Mindset for Investing - How Women Can Navigate a Volatile Market
Market volatility can feel personal. One day your portfolio is up, the next day the headlines are full of fear, uncertainty, and predictions that make it seem like everything is falling apart. For many women, especially those balancing careers, families, businesses, and long-term goals, that emotional pressure can make investing feel overwhelming.
But volatility is not a sign that you are failing. It is a normal part of investing. The real key is not learning how to predict every market move. It is building the mindset to stay grounded, informed, and focused when the market feels shaky.
Volatility Is Normal, Not a Personal Warning Sign
One of the biggest mindset shifts in investing is understanding that market movement is part of the process. Markets rise, fall, recover, and grow over time. Short-term drops can feel alarming, but they do not automatically mean your long-term plan is broken.
This matters because many women are taught to be careful, responsible, and risk-aware with money. Those are strengths. But when fear takes over, caution can turn into hesitation, and hesitation can lead to missed opportunities.
A volatile market is not always a signal to stop. Sometimes it is simply a reminder to come back to your strategy.
Separate Emotion From Strategy
When markets are unstable, emotional decision-making becomes one of the biggest risks. Fear may tell you to pull everything out. Anxiety may make you want to stop checking your accounts altogether. Comparison may make you wonder if everyone else knows something you do not.
This is where mindset matters most.
A strong investing mindset means pausing before reacting. Instead of asking, "What is the market doing today?" ask, "What was my goal when I started investing in the first place?"
If your goals are retirement, building wealth, supporting your children, creating options, or leaving a legacy, then your investment decisions should stay connected to those goals, not to one stressful news cycle.

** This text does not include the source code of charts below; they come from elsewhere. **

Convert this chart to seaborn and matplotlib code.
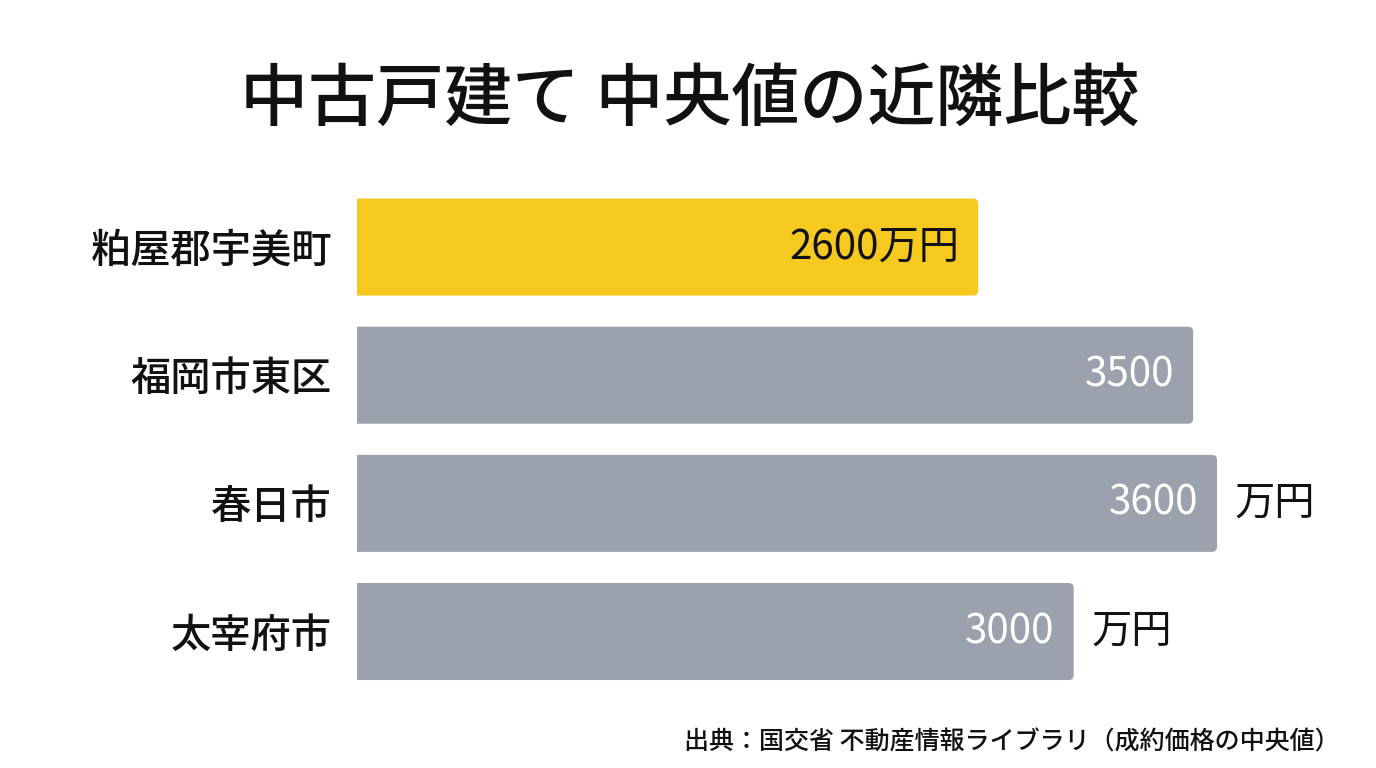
import matplotlib
matplotlib.use("Agg")
import matplotlib.pyplot as plt
from matplotlib.patches import FancyBboxPatch
import seaborn as sns
import pandas as pd

# ---- data ----
areas = ["粕屋郡宇美町", "福岡市東区", "春日市", "太宰府市"]
values = [2600, 3500, 3600, 3000]
value_labels = ["2600万円", "3500", "3600", "3000"]
outside_labels = ["", "", "万円", "万円"]
colors = ["#F5C920", "#9BA2AE", "#9BA2AE", "#9BA2AE"]
title = "中古戸建て 中央値の近隣比較"
source = "出典：国交省 不動産情報ライブラリ（成約価格の中央値）"

sns.set_theme(style="white")
plt.rcParams["font.family"] = ["Noto Sans CJK JP", "DejaVu Sans"]

df = pd.DataFrame({"area": areas, "value": values})

fig = plt.figure(figsize=(13.76, 7.68), dpi=100)
fig.patch.set_facecolor("white")
ax = fig.add_axes([357 / 1376, 1 - 695.6 / 768, 1019 / 1376, (695.6 - 183) / 768])

sns.barplot(data=df, y="area", x="value", hue="area", palette=colors,
            orient="h", width=0.757, legend=False, ax=ax, saturation=1)

ax.set_xlim(0, 1019 / 0.2389)
ax.set_ylim(3.5, -0.5)

# rounded corners (left side extended past axis and clipped -> square)
px_x = 1 / 0.2389
px_y = 1 / 128.2
r = 5
for p in list(ax.patches):
    x0, y0 = p.get_x(), p.get_y()
    w, h = p.get_width(), p.get_height()
    fc = p.get_facecolor()
    p.remove()
    fb = FancyBboxPatch((x0 - 20 * px_x, y0), w + 20 * px_x, h,
                        boxstyle=f"round,pad=0,rounding_size={r * px_x}",
                        mutation_aspect=px_y / px_x,
                        facecolor=fc, edgecolor="none", clip_on=True)
    ax.add_patch(fb)

for i, (v, lab, out) in enumerate(zip(values, value_labels, outside_labels)):
    col = "#111111" if i == 0 else "white"
    ax.annotate(lab, xy=(v, i), xytext=(-19, 0), textcoords="offset pixels",
                ha="right", va="center", fontsize=29, color=col,
                fontweight="normal")
    if out:
        ax.annotate(out, xy=(v, i), xytext=(18, 0), textcoords="offset pixels",
                    ha="left", va="center", fontsize=29, color="#111111",
                    fontweight="normal")

for s in ax.spines.values():
    s.set_visible(False)
ax.set_xticks([])
ax.set_xlabel("")
ax.set_ylabel("")
ax.tick_params(axis="y", length=0, pad=18, labelsize=29, labelcolor="#111111")
for t in ax.get_yticklabels():
    t.set_fontweight("medium")

fig.text(690 / 1376, 1 - 100 / 768, title, ha="center", va="center",
         fontsize=49, color="#111111", fontweight="medium")
fig.text(1340 / 1376, 1 - 743 / 768, source, ha="right", va="center",
         fontsize=18, color="#111111", fontweight="medium")

fig.savefig("out.png", dpi=100, facecolor="white")
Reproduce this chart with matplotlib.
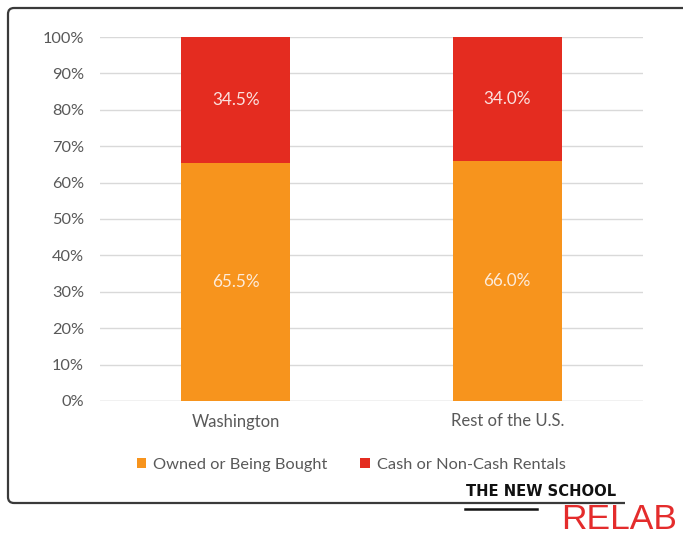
import matplotlib
matplotlib.use("Agg")
import matplotlib.pyplot as plt
from matplotlib.path import Path
from matplotlib.patches import PathPatch
from matplotlib.lines import Line2D

categories = ["Washington", "Rest of the U.S."]
owned = [65.5, 66.0]
rentals = [34.5, 34.0]
series_names = ["Owned or Being Bought", "Cash or Non-Cash Rentals"]
yticks = [0, 10, 20, 30, 40, 50, 60, 70, 80, 90, 100]

plt.rcParams['font.family'] = ['Lato', 'DejaVu Sans']
W, H = 683, 538
fig = plt.figure(figsize=(W / 100, H / 100), dpi=100)
fig.patch.set_facecolor("white")

# frame drawn in pixel coords (y from top)
def fx(px):
    return px / W
def fy(py):
    return 1 - py / H

r = 6
verts = [(700, 8), (8 + r, 8), (8, 8), (8, 8 + r), (8, 503 - r), (8, 503), (8 + r, 503), (625, 503)]
codes = [Path.MOVETO, Path.LINETO, Path.CURVE3, Path.CURVE3, Path.LINETO, Path.CURVE3, Path.CURVE3, Path.LINETO]
path = Path([(fx(a), fy(b)) for a, b in verts], codes)
fig.patches.append(PathPatch(path, transform=fig.transFigure, fill=False,
                             edgecolor="#3a3a3a", linewidth=1.6, zorder=0))

ax = fig.add_axes([fx(100), fy(401), (643 - 100) / W, (401 - 37) / H])
orange = "#F7941D"
red = "#E42C20"
x = list(range(len(categories)))
b1 = ax.bar(x, owned, width=0.4, color=orange, zorder=2)
b2 = ax.bar(x, rentals, width=0.4, bottom=owned, color=red, zorder=2)
for i in x:
    ax.text(i, owned[i] / 2, f"{owned[i]:.1f}%", ha="center", va="center",
            color="#FDEBDA", fontsize=12.3)
    ax.text(i, owned[i] + rentals[i] / 2, f"{rentals[i]:.1f}%", ha="center",
            va="center", color="#FBE1DE", fontsize=12.3)

ax.set_xlim(-0.5, 1.5)
ax.set_ylim(0, 100)
ax.set_yticks(yticks)
ax.set_yticklabels([f"{v}%" for v in yticks])
ax.set_xticks(x)
ax.set_xticklabels(categories)
ax.tick_params(axis="both", length=0, colors="#595959", labelsize=11.8)
ax.tick_params(axis="y", pad=11.5)
ax.tick_params(axis="x", labelsize=12, pad=9)
ax.grid(axis="y", color="#D9D9D9", linewidth=1, zorder=0)
for s in ax.spines.values():
    s.set_visible(False)
ax.axhline(0, color="#D9D9D9", linewidth=1, zorder=1)

leg = fig.legend([b1, b2], series_names, loc="center", bbox_to_anchor=(fx(351), fy(465)),
                 ncol=2, frameon=False, fontsize=11.8, handlelength=0.6, handleheight=0.6,
                 handletextpad=0.4, columnspacing=2.0, labelcolor="#595959")

# logo
fig.text(fx(541), fy(491), "THE NEW SCHOOL", ha="center", va="center",
         fontsize=10.6, fontweight="bold", color="#111111", family=["DejaVu Sans"])
fig.add_artist(Line2D([fx(465), fx(537)], [fy(509), fy(509)],
                      color="#111111", linewidth=1.8, transform=fig.transFigure))
fig.text(fx(677), fy(529), "RELAB", ha="right", va="baseline",
         fontsize=25.5, color="#E42C2C", family=["Liberation Sans", "DejaVu Sans"])

fig.savefig("out.png", dpi=100, facecolor="white")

Focus on Time in the Market, Not Timing the Market
Trying to perfectly time the market can create more stress than success. Even experienced investors cannot consistently predict the best days to get in or out.
What tends to matter more is consistency. Investing regularly, staying committed to your plan, and giving your money time to grow can be far more powerful than trying to outguess the market.
For women especially, this is an important reminder. You do not need to be aggressive, obsessed, or glued to financial news to be a successful investor. You need a clear plan, the discipline to stick with it, and the confidence to keep going even when things feel uncertain.
Let Your Values Lead
Many women want their money to reflect what matters to them. Security. Freedom. Family. Flexibility. Legacy. Community. A volatile market can test those values, but it can also clarify them.
When you know why you are investing, it becomes easier to stay steady. You are not just watching numbers move on a screen. You are building something meaningful.
That shift changes everything.
Instead of seeing investing as something cold or intimidating, you can begin to see it as a tool for creating the life you want. That mindset brings more confidence and less panic.
Build a Plan That Can Handle Real Life
Confidence does not come from pretending the market will always be calm. It comes from knowing your financial plan was built with real life in mind.
A solid investment plan should reflect:
Your timeline
Your income and cash flow
Your comfort with risk
Your family responsibilities
Your short-term and long-term goals
Your need for flexibility during uncertain seasons
When your strategy matches your life, market swings become easier to manage. You may still feel concerned, but you are less likely to make rushed decisions because your plan already accounts for change.
Do Not Confuse Temporary Declines With Permanent Loss
This is one of the most important mindset lessons during volatility. A drop in the market is not the same as a permanent loss unless you sell in panic and lock it in.
Temporary declines are uncomfortable, but they are part of the investing journey. Historically, markets have gone through downturns and still recovered over time. That does not remove the discomfort, but it does provide perspective.
Perspective helps you respond wisely instead of react emotionally.
Give Yourself Permission To Learn
You do not need to know everything to become a confident investor. You do not need to speak in financial jargon. You do not need to have started in your twenties. And you do not need to manage uncertainty perfectly.
What you do need is a willingness to learn, ask questions, and stay engaged.
For many women, investing confidence grows through education and support. The more you understand how markets work, the less power fear tends to have. Knowledge creates calm. Clarity builds confidence.
Final Thoughts
A volatile market can test your patience, your confidence, and your emotions. But it can also strengthen your investing mindset.
The goal is not to become fearless. The goal is to become steady.
When you understand that volatility is normal, keep your decisions tied to your long-term goals, and invest from a place of clarity instead of panic, you put yourself in a much stronger position.
Ladies, wealth is not built by reacting to every headline. It is built by staying focused, making thoughtful decisions, and trusting the plan you created for your future.
If you are feeling uncertain about your investments, this may be the perfect time to review your strategy and make sure it still fits your goals, your values, and the life you are building.